The Robot Toxicologist
The “Toxic Trio” as a case study
Wouldn’t it be wonderful if a machine could read all of the world’s science literature, decide which substance would trigger new liability exposures, say how much this would cost and who should pay?
After > 10 years of development work, the recent marketing document[1] from Allianz illustrates how far along this path one particular robot has travelled.
UK liability insurers read the Allianz report and asked –‘is it better than tossing a coin’? 51% is seen as the minimum requirement for authorising reserves for example.
The task was to compare the fifteen substantial findings in the report (in the context of nail varnish) with the written views of expert toxicology committees produced over several decades.
Is this a fair test?
One of the key features of any advisory tool is the ability to quantify and report the number of true positives, true negatives, false positives and false negatives. It is traditional that such thoroughness is absent from a marketing document. To improve fairness, the comparison work also explored the number of true negatives (things which were justifiably not included) and false negatives (things which should have been in a truly informative report, but weren’t).

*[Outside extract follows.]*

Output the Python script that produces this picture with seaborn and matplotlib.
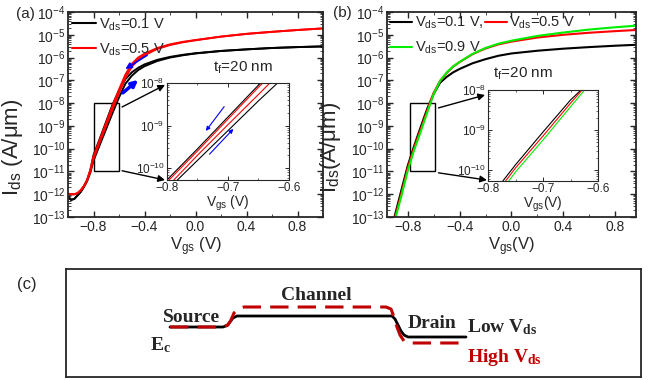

Fifteen comparisons may not be enough to provide a really clear view of the 50% test. Precision in the probability estimate would be made more meaningful by a larger sample.
The findings
There was some overlap between expert and robot views.
A positive predictive value (PPV) was estimated with a precision of ± 10% using Monte Carlo methods. With such a precision, one can confidently distinguish between an ideal threshold PPV of 50% and a measured value of 80% and between a measured value of 20% and the ideal 50%. Measured PPV values below 20% and above 80% would provide strong guidance on the usefulness of the Allianz et al. robot (AR).
Why were there any differences?
There were five key areas where the ‘quality’ assessment made by the robot disagreed with the quality assessment and insight normally provided by an expert. These are provided in the full report. For example, is it really true that the effects of massively unrepresentative doses will be of the same kind at much lower doses? Sometimes. It depends.
In the course of the comparison it became clear[2] that the AR is capable of rooting out and collating some of the evidence which is relevant to an expert liability evaluation. This suggests a promising future for AR.
The AR seems to behave as a semantic popularity poll. However, in expert hands one high quality study trumps the editorial line chosen for various reasons[3] to promote tens of poor ones even if they all agree. Popularity poll analysis has no place in court.
Was it a useful question?
The ‘Tossing a coin’ comparison is often a good test of value-added and is the gateway to formal action in liability risk management business. However, for liability exposure, the potential value of one prediction out of twenty five being correct could very significantly outweigh the time and money wasted on preparing for and investing in another twenty four. Failure to meet the 50% challenge wouldn’t necessarily mean all the effort is always wasted. Above 50% and the economic argument looks much more favourable.
For those regimes that adopt a more precautionary standard e.g. environmental regulators and risk averse “failure to warn” regimes, the 50% PPV test is probably too high a hurdle. But it is the right question for common law liabilities.
Summary
Based on fifteen comparisons, an estimate of the positive predictive value was made with an uncertainty of ± 10%.
Based on the available evidence, would tax authorities, shareholders and insurance regulators give assent to actions justified by the outputs of this AR tool? A positive predictive value below 20% would suggest – No. Above 80% – Yes.
The detailed report provides the PPV value for the ‘toxic trio’ report and is commercially available in confidence to UK liability insurers and re-insurers. The potential for robots to be of use in toxicology for liability risk assessment is discussed.
andrew@reliabilityoxford.co.uk
[1]Risk Bulletin. (2018) Vol.3. Allianz Global Corporate & Specialty. The analyses have been brought to the attention of both Allianz and the robot developer. The robot is referred to here as AR.
[2]There is the example of a speculative effect of a trace contaminant in toluene (one of the “toxic trio”) being used as evidence of synergy. Benzene is a trace contaminant in toluene. The Allianz et al. report didn’t say that it was but did use benzene as an example where there is tentative evidence of accelerating the possibly harmful biological effects associated with formaldehyde (another one of the trio). It is hard to believe that this example was chosen by good luck, but when asked, the authors made no comment.
[3] Science publication is the tradeable currency of research scientists. As with any form of commerce, sometimes corners are cut and words are chosen to increase the apparent value. Peer reviewers are usually members of the same club.